Feddersen explains. “If I believe everyone else is voting
on the basis of private information not available to me, then
I may reason that I should not vote to acquit even when I
believe the defendant to be innocent, thus effectively delegating
the group’s decision from me, with my limited information,
to the group.”
Unanimity rule
therefore creates “perverse incentives” for jurors
that may lead to higher probabilities of both acquitting guilty
defendants and convicting innocent ones, than if a rule such
as simple majority had been used, Feddersen contends.
Additionally, this
reasoning could be mutual among voters, so increasing the
size of the jury could actually increase the probability of
convicting an innocent defendant.
Since 1994, Feddersen
has worked with Pesendorfer, examining strategic voting in
elections. In 1997, they published a paper arguing that a
wide variety of voting rules are successful when voting strategically.
Feddersen says the research on the unanimity rule came to
mind as an afterthought.
“When this
research started, we weren’t interested in different
voting rules; we were more interested in participation in
elections, the way elections aggregate information, and the
incentive for people to participate in elections,” he
explains.
Feddersen’s
work is the first to consider the effect of strategic voting
on the unanimity rule, and preliminary experiments have supported
the theory’s predictions. Nevertheless, he cautions
that the theory is not a recommend- ation for reform.
“This is
an abstract mathematical model and not a claim about how people
actually reason. We don’t have much to say about how
people actually make decisions, only that they will have an
incentive to act in a particular way. There are a number of
factors that get in the way of immediately going from this
paper to saying we ought to get rid of the unanimous jury
verdict,” he says.
For example, he
notes, his paper does not consider the process of jury deliberation.
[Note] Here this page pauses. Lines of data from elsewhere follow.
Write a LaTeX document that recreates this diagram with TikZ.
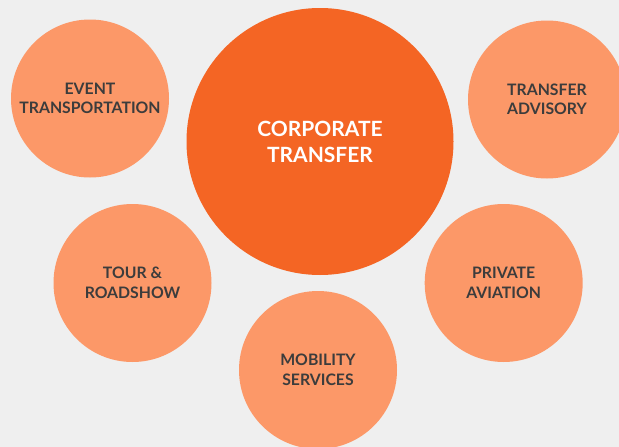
\documentclass[tikz,border=0pt]{standalone}
\usepackage{fontspec}
\setmainfont{Lato}
\definecolor{bgc}{HTML}{EFEFEF}
\definecolor{maincirc}{HTML}{F46524}
\definecolor{subcirc}{HTML}{FC9868}
\definecolor{txtc}{HTML}{3C3C3C}
\tikzset{
  subnode/.style={circle, fill=subcirc, minimum size=158pt, inner sep=0pt, align=center,
    text=txtc, font=\fontsize{15.8}{19.5}\selectfont\bfseries},
  mainnode/.style={circle, fill=maincirc, minimum size=267pt, inner sep=0pt, align=center,
    text=white, font=\fontsize{21}{26}\selectfont\bfseries}
}
\begin{document}
\begin{tikzpicture}[x=1pt,y=-1pt]
\useasboundingbox (0,0) rectangle (619,447);
\fill[bgc] (0,0) rectangle (619,447);
\begin{scope}
\clip (0,0) rectangle (619,447);
\node[mainnode] (corp) at (320,141.5) {CORPORATE\\TRANSFER};
\node[subnode] (event) at (90,98.5) {EVENT\\TRANSPORTATION};
\node[subnode] (advis) at (547,99.5) {TRANSFER\\ADVISORY};
\node[subnode] (tour) at (132.5,283) {TOUR \&\\ROADSHOW};
\node[subnode] (priv) at (503.7,283) {PRIVATE\\AVIATION};
\node[subnode] (mob) at (318,370) {MOBILITY\\SERVICES};
\end{scope}
\end{tikzpicture}
\end{document}
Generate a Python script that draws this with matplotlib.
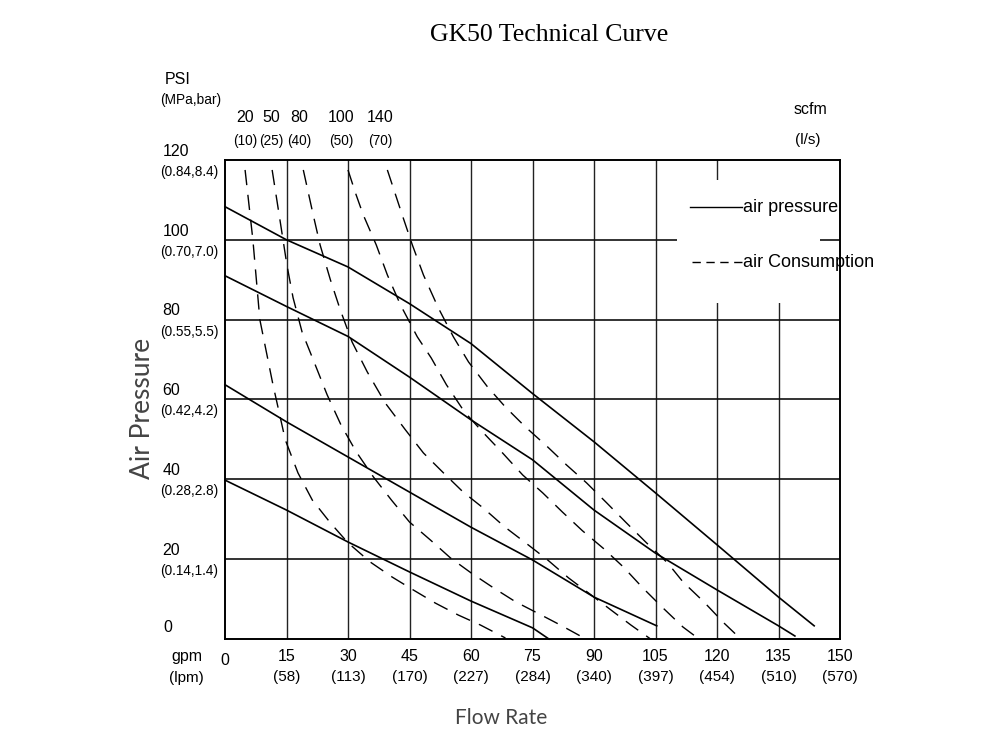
import numpy as np
import matplotlib.pyplot as plt
from matplotlib.patches import Rectangle

# air pressure curves (solid), x = gpm, y = psi
p1_x = [0, 15, 30, 45, 60, 75, 90, 105, 120, 135, 143.7]
p1_y = [108.3, 100, 93.2, 84, 74, 61.5, 49.4, 36.6, 23.6, 10.5, 3.3]
p2_x = [0, 15, 30, 45, 60, 75, 90, 105, 120, 135, 139]
p2_y = [91, 83.3, 75.8, 65.6, 54.9, 44.9, 32.3, 21.5, 12.3, 3.3, 0.75]
p3_x = [0, 15, 30, 45, 60, 75, 90, 105.3]
p3_y = [63.7, 54.4, 45.6, 36.8, 28, 19.8, 10.5, 3.3]
p4_x = [0, 15, 30, 45, 60, 75, 79]
p4_y = [39.8, 32.3, 24.3, 16.8, 9.5, 2.8, 0]

# air consumption curves (dashed): 20, 50, 80, 100, 140 scfm
c20_x = [4.9, 6.8, 8.5, 11.7, 14.7, 17.8, 21.3, 25.7, 30.0, 35.4, 40.8, 45.9, 51.3, 56.9, 62.3, 68.4]
c20_y = [117.5, 100, 80, 63.7, 49.9, 41.6, 34.8, 29.1, 24.1, 19.3, 15.5, 12.3, 9.0, 6.0, 3.5, 0.25]
c50_x = [11.5, 13.4, 15.1, 16.6, 18.8, 22.0, 24.9, 28.3, 32.0, 36.2, 40.6, 45.0, 50.1, 55.0, 60.1, 65.5, 70.9, 76.2, 81.8, 88]
c50_y = [117.5, 105, 93.7, 85.5, 76.9, 68.7, 61.2, 53.6, 46.9, 40.6, 34.8, 29.3, 24.8, 20.3, 16.5, 12.8, 9.3, 6.5, 3.5, 0]
c80_x = [19.1, 21.5, 23.2, 25.7, 28.1, 31.0, 34.7, 39.1, 44.0, 48.4, 53.3, 58.1, 63.0, 68.2, 73.3, 78.7, 83.8, 88.7, 94.1, 99.0, 103.8]
c80_y = [117.5, 106.3, 98.7, 90, 82.5, 74.4, 66.9, 59.1, 52.4, 46.6, 41.6, 36.8, 32.8, 28.1, 24.1, 19.8, 15.3, 11.5, 7.3, 3.5, 0]
c100_x = [30.0, 31.8, 33.7, 36.9, 39.6, 42.8, 46.9, 50.3, 54.0, 58.4, 62.8, 67.7, 72.6, 77.5, 82.3, 87.2, 92.4, 97.2, 101.9, 106.8, 111.7, 115.6]
c100_y = [117.5, 111.8, 106.3, 98.7, 91.2, 83.7, 75.7, 70.4, 63.7, 56.9, 51.9, 46.6, 41.1, 36.6, 31.8, 27.1, 22.6, 18.0, 12.8, 7.8, 3.0, 0]
c140_x = [39.6, 43.2, 45.7, 48.4, 52.0, 55.7, 59.4, 64.0, 68.4, 73.3, 78.4, 83.3, 88.2, 93.1, 97.7, 102.6, 108.0, 111.7, 116.8, 121.7, 125.8]
c140_y = [117.5, 106.3, 98.7, 91.2, 83.0, 75.7, 69.4, 63.2, 58.1, 53.1, 48.4, 43.6, 39.1, 34.1, 29.3, 24.3, 19.0, 14.3, 9.3, 4.0, 0]

gpm_ticks = [15, 30, 45, 60, 75, 90, 105, 120, 135, 150]
lpm_labels = ["(58)", "(113)", "(170)", "(227)", "(284)", "(340)", "(397)", "(454)", "(510)", "(570)"]
psi_ticks = [20, 40, 60, 80, 100, 120]
mpa_labels = ["(0.14,1.4)", "(0.28,2.8)", "(0.42,4.2)", "(0.55,5.5)", "(0.70,7.0)", "(0.84,8.4)"]
scfm_labels = ["20", "50", "80", "100", "140"]
ls_labels = ["(10)", "(25)", "(40)", "(50)", "(70)"]
scfm_label_x = [4.9, 11.2, 18.0, 28.3, 37.8]

NUM_FONT = ["Liberation Sans", "DejaVu Sans"]
LBL_FONT = ["Lato", "DejaVu Sans"]
FS = 11.5      # plain numbers
FS_P = 9.8     # bracketed labels that sit close together

fig = plt.figure(figsize=(10, 7.5), dpi=100)
ax = fig.add_axes([0.225, 0.148, 0.615, 0.6387])
ax.set_xlim(0, 150)
ax.set_ylim(0, 120)
ax.set_xticks([])
ax.set_yticks([])
for sp in ax.spines.values():
    sp.set_linewidth(1.4)
    sp.set_zorder(6)

for gx in gpm_ticks[:-1]:
    ax.axvline(gx, color="#222222", lw=1.0, zorder=1)
for gy in psi_ticks[:-1]:
    ax.axhline(gy, color="#111111", lw=1.2, zorder=1)

# white area behind the legend
ax.add_patch(Rectangle((110.2, 84.2), 34.9, 30.8, facecolor="white", edgecolor="none", zorder=2))
ax.add_patch(Rectangle((130, 84.2), 10, 36, facecolor="white", edgecolor="none", zorder=2))

for xs, ys in [(p1_x, p1_y), (p2_x, p2_y), (p3_x, p3_y), (p4_x, p4_y)]:
    ax.plot(xs, ys, color="black", lw=1.2, zorder=3, clip_on=False)

for xs, ys in [(c20_x, c20_y), (c50_x, c50_y), (c80_x, c80_y), (c100_x, c100_y), (c140_x, c140_y)]:
    ax.plot(xs, ys, color="black", lw=1.0, linestyle=(0, (11, 7)), zorder=3)

# legend
ax.plot([113.3, 126.0], [108.3, 108.3], color="black", lw=1.0, zorder=4)
ax.text(126.4, 108.0, "air pressure", fontsize=13, family=NUM_FONT, va="center", ha="left", zorder=5)
ax.plot([113.8, 126.0], [94.5, 94.5], color="black", lw=1.0, linestyle=(0, (6, 4)), zorder=4)
ax.text(126.4, 94.2, "air Consumption", fontsize=13, family=NUM_FONT, va="center", ha="left",
        zorder=5, clip_on=False)

# y axis labels
ax.text(-15.1, 2.8, "0", fontsize=FS, family=NUM_FONT, ha="left", va="center", clip_on=False)
for v, lab in zip(psi_ticks, mpa_labels):
    ax.text(-15.3, v + 2.2, str(v), fontsize=FS, family=NUM_FONT, ha="left", va="center", clip_on=False)
    ax.text(-15.9, v - 3.0, lab, fontsize=FS_P, family=NUM_FONT, ha="left", va="center", clip_on=False)
ax.text(-14.8, 140.2, "PSI", fontsize=FS, family=NUM_FONT, ha="left", va="center", clip_on=False)
ax.text(-15.9, 135.0, "(MPa,bar)", fontsize=FS_P, family=NUM_FONT, ha="left", va="center", clip_on=False)

# x axis labels
ax.text(0, -5.3, "0", fontsize=FS, family=NUM_FONT, ha="center", va="center", clip_on=False)
for v, lab in zip(gpm_ticks, lpm_labels):
    ax.text(v, -4.3, str(v), fontsize=FS, family=NUM_FONT, ha="center", va="center", clip_on=False)
    ax.text(v, -9.6, lab, fontsize=11, family=NUM_FONT, ha="center", va="center", clip_on=False)
ax.text(-9.3, -4.3, "gpm", fontsize=FS, family=NUM_FONT, ha="center", va="center", clip_on=False)
ax.text(-9.3, -9.8, "(lpm)", fontsize=11, family=NUM_FONT, ha="center", va="center", clip_on=False)

# top scfm labels
for xv, a, b in zip(scfm_label_x, scfm_labels, ls_labels):
    ax.text(xv, 130.6, a, fontsize=FS, family=NUM_FONT, ha="center", va="center", clip_on=False)
    ax.text(xv, 124.8, b, fontsize=FS_P, family=NUM_FONT, ha="center", va="center", clip_on=False)
ax.text(142.7, 132.6, "scfm", fontsize=FS, family=NUM_FONT, ha="center", va="center", clip_on=False)
ax.text(142.2, 125.0, "(l/s)", fontsize=11, family=NUM_FONT, ha="center", va="center", clip_on=False)

fig.text(0.143, 0.456, "Air Pressure", rotation=90, fontsize=19, family=LBL_FONT,
         color="#444444", ha="center", va="center")
fig.text(0.501, 0.043, "Flow Rate", fontsize=15, family=LBL_FONT, color="#444444",
         ha="center", va="center")
fig.text(0.549, 0.953, "GK50 Technical Curve", fontsize=18.5,
         family=["Liberation Serif", "DejaVu Serif"], ha="center", va="center")

fig.savefig("out.png", dpi=100, facecolor="white")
What if people talk to one another before they decide? Then
the voting rule wouldn’t matter because there is no
private information, he points out. Then too, what if people
have other motivations?
Feddersen is looking
to answer some of these questions in his present research
on the impact that ethically minded voters may have on models
of deliberation. “I’m interested in what kinds
of incentives different voting rules create for people to
talk,” he says.
“It appears
that voting by unanimity rule doesn’t promote discussion
as well as some people have thought.”